Nicol was well prepared for the step up from various assistant roles to the head coach role but still had things to learn.

“Probably the thing that I’ve learnt the most is how valuable assistant coaches and support staff are, and how much the head coach needs to have their back and them to have his back throughout a campaign,” he says.

“Maybe as an assistant coach, I didn’t appreciate that as much as I do now that I’m the head coach. It truly is a team effort from a staffing point of view.

“There’s no way I can do it all on my own. I need to embrace the skills and value that each of the staff members brings to the table.”

When Nicol took over the head coach role, he began by identifying what was working well for the team, but also where the men’s game was at globally, and where it potentially would be going.

“The key thing for us was that we wanted to play a brand of hockey that was a little more attacking and had a little more flair to it than possibly what they had been playing,” he says.

“The top teams in the world are showing that in order to win tournaments, you need to be looking at scoring on average between four and five goals a game. We weren’t at that space when I took over, and that’s the goal that we’re continually chasing.

“Obviously, we still want to make sure that we’re stopping goals, but primarily put ourselves in the context of playing a brand of hockey that allows us to score goals.”

A big thing for Nicol is mindset – playing to win rather than playing not to lose.

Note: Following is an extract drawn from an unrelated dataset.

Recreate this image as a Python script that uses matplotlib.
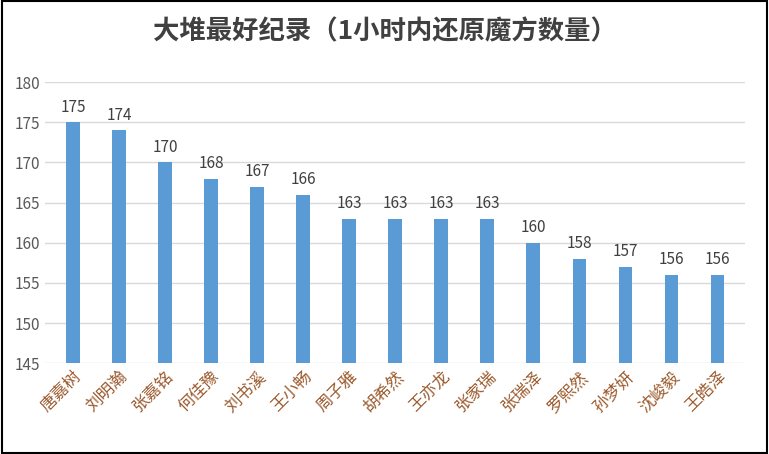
import matplotlib.pyplot as plt
plt.rcParams['font.family'] = ['Noto Sans CJK SC', 'DejaVu Sans']

names = ["唐嘉树","刘明瀚","张嘉铭","何佳豫","刘书溪","王小畅","周子雅","胡希然","王亦龙","张家瑞","张瑞泽","罗熙然","孙梦妍","沈峻毅","王皓泽"]
values = [175,174,170,168,167,166,163,163,163,163,160,158,157,156,156]
yticks = [145,150,155,160,165,170,175,180]

fig = plt.figure(figsize=(7.69,4.54), dpi=100)
ax = fig.add_axes([0.059,0.20,0.91,0.619])
x = range(len(values))
ax.bar(x, [v-145 for v in values], bottom=145, width=0.3, color='#5B9BD5', zorder=2)
for i,v in zip(x,values):
    ax.text(i, v+0.8, str(v), ha='center', va='bottom', fontsize=11, color='#404040')
ax.set_ylim(145,180)
ax.set_xlim(-0.6,14.6)
ax.set_yticks(yticks)
ax.yaxis.grid(True, color='#D9D9D9', lw=1, zorder=0)
ax.tick_params(length=0, labelsize=11, labelcolor='#595959')
ax.set_xticks(list(x))
ax.set_xticklabels(names, rotation=45, ha='right', rotation_mode='anchor', fontsize=12, color='#9C5B2E')
for s in ax.spines.values(): s.set_visible(False)
fig.text(0.5,0.93,"大堆最好纪录（1小时内还原魔方数量）", ha='center', va='center', fontsize=19, fontweight='bold', color='#404040')
fig.patches.append(plt.Rectangle((0.002,0.003),0.996,0.994, transform=fig.transFigure, fill=False, ec='#000000', lw=1.5))
fig.savefig('out.png', dpi=100)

“They fundamentally are the same thing, but they require very different mindsets,” he says. “Probably the biggest shift is being around the confidence of the players, to be able to have a go and back their natural talent and the skills that they have developed.”

Nicol was part of the High-Performance Sport New Zealand’s Coach Accelerator Programme, a three-year venture
which spans sporting codes to develop coaches through workshops and mentoring.

“That gave me my first taste of maximising other sporting codes and having mentors and other people that you can tap into, so I’ve been very lucky to have that in play for a while now,” he says.

“I try and cross-code as much as I can. We invite other coaches from other codes to come in and observe our environment and give us feedback, and I certainly try to get to as many other environments as I can as well.”

Alex McKenzie led the programme and continues to provide guidance and influence Nicol, helping him figure out what sort of coach he wanted to be in the early days.

And how would his players describe Nicol as a coach? “Competitive, demanding, and hopefully that I care,” he says.

“Someone who provides the perfect balance of challenge and support so that the player and the team can be the best version of themselves that they can be.

“That’s sort of the philosophy driving me, and sometimes you challenge a bit more than you should, and sometimes you’re a bit soft. So if you can push and pull each way and get that balance right when the timing’s right, that’s the art of coaching really.”

Nicol’s advice to any coaches is to take time to understand yourself, and what type of coach you want to be.

“Make sure that that’s about you and you’re not trying to be another coach,” he says. “Fundamentally you need to be about yourself, and be the best coach that you can be, you’ve got to be yourself…it means that you’re going to be authentic.”